If I were teaching an online course in American History, what skills would I want my learners to know by the end of the course? Most of us might automatically think of knowledge-based objectives, such as what caused the Great Depression or why the Hoover Dam was built.

However, a skill-based objective might require learners to evaluate an original source document. When was the document written? Who wrote it? Why is the document important? What biases does the source have, and can we take what they say at face value? That’s a critical thinking skill that someone interested in history has to develop if they want to make sense of original source material.

Similarly, an economics course might ask learners to interpret a data set and explain their conclusions. Linguistics students might work through a series of language samples to identify sound patterns.

If you work professionally in a field, identifying the skills your learners should gain from your course is no more difficult than identifying the ones you use most frequently in your work.

Create real-life scenarios.

Several years ago, I spent a couple semesters in culinary school taking baking and pastry classes. The class usually began with 30–50 minutes of instruction in different types of flour, or the various consistencies of heated sugar, before moving into the kitchen for 4–5 hours of baking.

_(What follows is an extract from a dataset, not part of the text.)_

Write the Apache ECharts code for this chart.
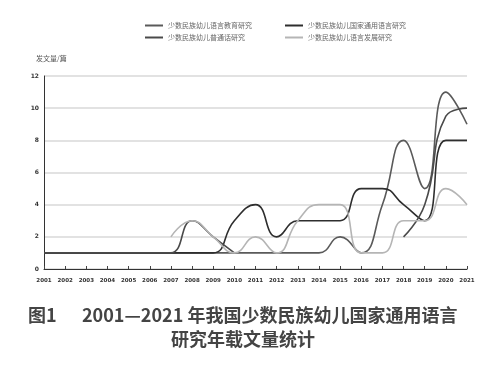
<!DOCTYPE html>
<html>
<head>
<meta charset="utf-8">
<script src="https://cdn.jsdelivr.net/npm/echarts@6/dist/echarts.min.js"></script>
<style>html,body{margin:0;padding:0;background:#fff;}#c{width:500px;height:367px;}</style>
</head>
<body>
<div id="c"></div>
<script>
const years = ['2001','2002','2003','2004','2005','2006','2007','2008','2009','2010','2011','2012','2013','2014','2015','2016','2017','2018','2019','2020','2021'];
const seriesNames = ['少数民族幼儿语言教育研究','少数民族幼儿国家通用语言研究','少数民族幼儿普通话研究','少数民族幼儿语言发展研究'];
const yTicks = [0,2,4,6,8,10,12];
// 少数民族幼儿语言教育研究
const s1 = [1,1,1,1,1,1,1,1,1,1,1,1,1,1,2,1,4,8,5,11,9];
// 少数民族幼儿国家通用语言研究
const s2 = [1,1,1,1,1,1,1,1,1,3,4,2,3,3,3,5,5,4,3,8,8];
// 少数民族幼儿普通话研究
const s3 = [1,1,1,1,1,1,1,3,2,1,null,null,null,null,null,null,null,2,4,9.5,10];
// 少数民族幼儿语言发展研究
const s4 = [null,null,null,null,null,null,2,3,2,1,2,1,3,4,4,1,1,3,3,5,4];

const colors = ['#5a5a5a','#2e2e2e','#4a4a4a','#b5b5b5'];
const chart = echarts.init(document.getElementById('c'), null, {renderer:'canvas'});
const mk = (name, data, i) => ({
  name, type:'line', data, smooth:0.5, showSymbol:false, symbol:'none',
  lineStyle:{color:colors[i], width:1.6}, itemStyle:{color:colors[i]}, connectNulls:false
});
chart.setOption({
  animation:false,
  backgroundColor:'#fff',
  legend:[
    {orient:'vertical', left:140, top:17, itemWidth:18, itemHeight:2, itemGap:5, icon:'rect',
     data:[seriesNames[0], seriesNames[2]], textStyle:{fontSize:7, color:'#666', fontFamily:'Noto Sans CJK SC'}},
    {orient:'vertical', left:280, top:17, itemWidth:18, itemHeight:2, itemGap:5, icon:'rect',
     data:[seriesNames[1], seriesNames[3]], textStyle:{fontSize:7, color:'#666', fontFamily:'Noto Sans CJK SC'}}
  ],
  grid:{left:44, right:33, top:76, bottom:98, containLabel:false},
  xAxis:{type:'category', data:years, boundaryGap:false,
    axisLine:{lineStyle:{color:'#333', width:1}},
    axisTick:{show:true, inside:true, length:3, lineStyle:{color:'#444'}},
    axisLabel:{interval:0, fontSize:5.5, color:'#333', fontWeight:'bold', margin:9, fontFamily:'DejaVu Sans'},
    splitLine:{show:false}},
  yAxis:{type:'value', min:0, max:12, interval:2,
    name:'发文量/篇', nameLocation:'end', nameGap:14,
    nameTextStyle:{fontSize:7, color:'#555', align:'left', padding:[0,0,0,-8], fontFamily:'Noto Sans CJK SC'},
    axisLine:{show:true, lineStyle:{color:'#333', width:1}},
    axisTick:{show:false},
    axisLabel:{fontSize:6, color:'#333', fontWeight:'bold', margin:5, fontFamily:'DejaVu Sans'},
    splitLine:{show:true, lineStyle:{color:'#d8d8d8', width:1.5}}},
  series:[mk(seriesNames[0], s1, 0), mk(seriesNames[1], s2, 1), mk(seriesNames[2], s3, 2), mk(seriesNames[3], s4, 3)],
  graphic:[
    {type:'text', left:28, top:306, style:{text:'图1', fontSize:18, fontWeight:'bold', fill:'#444', fontFamily:'Noto Sans CJK SC'}},
    {type:'text', left:82, top:306, style:{text:'2001—2021 年我国少数民族幼儿国家通用语言', fontSize:18, fontWeight:'bold', fill:'#444', fontFamily:'Noto Sans CJK SC'}},
    {type:'text', left:171, top:330, style:{text:'研究年载文量统计', fontSize:18, fontWeight:'bold', fill:'#444', fontFamily:'Noto Sans CJK SC'}}
  ]
});
</script>
</body>
</html>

Given the hands-on nature of baking classes, you wouldn’t consider them a great candidate for online learning. And yet, you can find online culinary courses on almost any subject, including an entire online culinary institute.

Cooking courses have real-life application, and it’s very easy for the learner to measure and be satisfied with their own success. This is one of the great benefits of skill-based learning. Because learners can immediately apply their knowledge to a real-life scenario, it’s more satisfying to the learner, and more likely to be remembered.

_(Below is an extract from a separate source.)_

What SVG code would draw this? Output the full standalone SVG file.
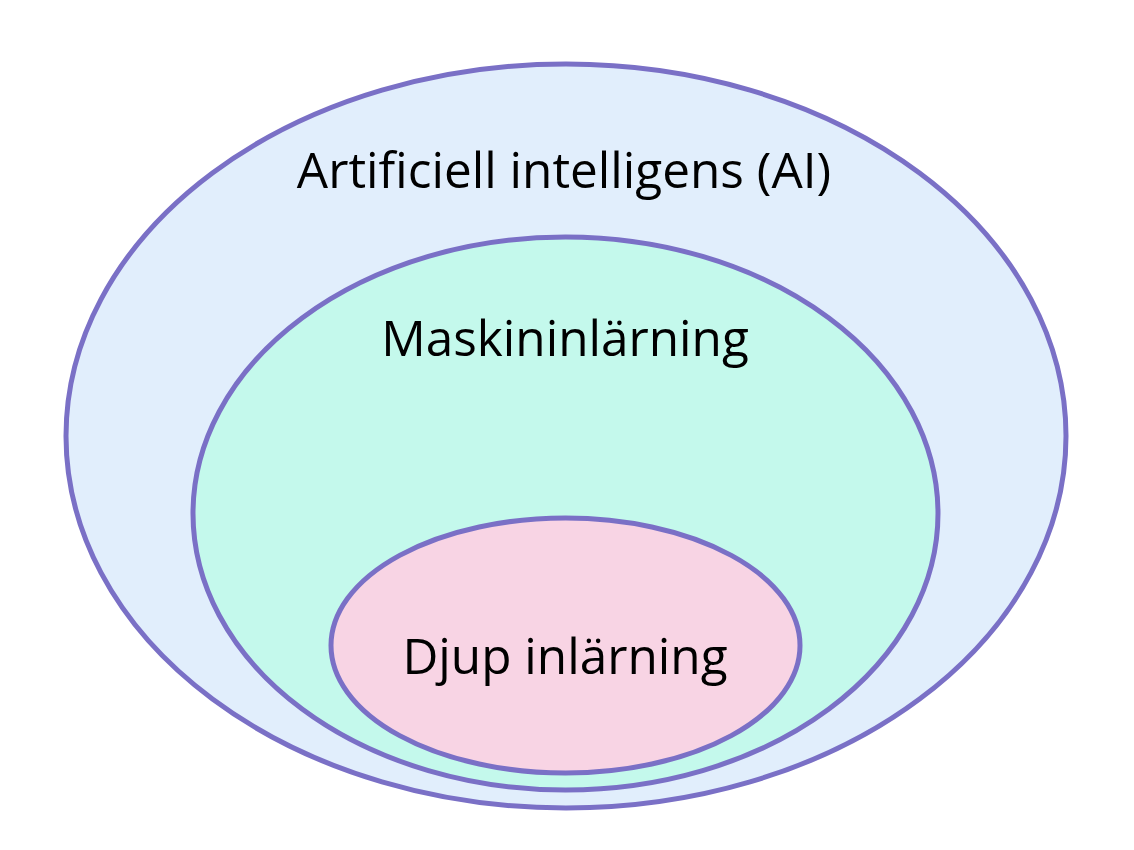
<svg xmlns="http://www.w3.org/2000/svg" width="1134" height="850" viewBox="0 0 1134 850">
<style>
.ring{stroke:#7a70c6;stroke-width:5}
.lbl{font-family:"Open Sans","Noto Sans",sans-serif;font-size:49.5px;fill:#000;text-anchor:middle}
</style>
<rect width="1134" height="850" fill="#fff"/>
<g id="ai">
<ellipse class="ring" cx="566" cy="436" rx="500" ry="372" fill="#e1eefc"/>
<text class="lbl" x="564" y="188">Artificiell intelligens (AI)</text>
</g>
<g id="ml">
<ellipse class="ring" cx="565.5" cy="513.5" rx="372.5" ry="276.5" fill="#c4f9ec"/>
<text class="lbl" x="565" y="356">Maskininlärning</text>
</g>
<g id="dl">
<ellipse class="ring" cx="565.5" cy="645.5" rx="234.5" ry="127.5" fill="#f8d4e4"/>
<text class="lbl" x="565" y="674">Djup inlärning</text>
</g>
<g id="connectors"/>
</svg>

Include interactive elements.

Even skill-based learning exercises can begin to feel like dull homework assignments if learners have to accomplish them alone on their own time. But an interactive project in which learners engage with another learner, the instructor, a computer, or even real customers in a controlled scenario can provide a more memorable and instructive experience.

By way of example, take chess: if you wanted to run an online chess course, one of the best ways to do so would be through an interactive chess game where you could pose different problems on a chess board, and allow learners to practice finding solutions.

Again, there are several examples of this already online, such as Chess Academy, which even begins with a practice game against a computer to help place new learners.

Language apps are another perfect place to create an interactive experience, and also an ideal way to incorporate gamification, as we’ve blogged about before. Apps such as HelloTalk allow learners to chat with native speakers around the world, who are then able to send corrections back. Others, such as iTalki, help connect learners with online tutors for face-to-face lessons. The real-time feedback helps learners absorb language faster, and mimics the fast pace of an immersive language experience.

Is there any skill that can’t be taught online?

Some training can only happen in person or in a live environment. For instance, skills that require advanced machinery won’t have much of a market online, because learners are unlikely to have access to the right equipment. Also, the higher the stakes, the less likely online training will apply.

But in general, many skills can be taught online with a little creative lesson planning. These days, it’s possible to find courses in skills as diverse as cooking and acting. Vocal coaches offer lessons through Skype, and language programs connect learners from around the world. Paradoxically, communications courses (which traditionally have had a lot to do with in-person skills) are now one of the most popular online subjects.

The reason is simple. A course might be taught online, but the skills don’t need to be learned online. Online instructors only need to find ways to evaluate the skills that are learned in order to teach a successful course.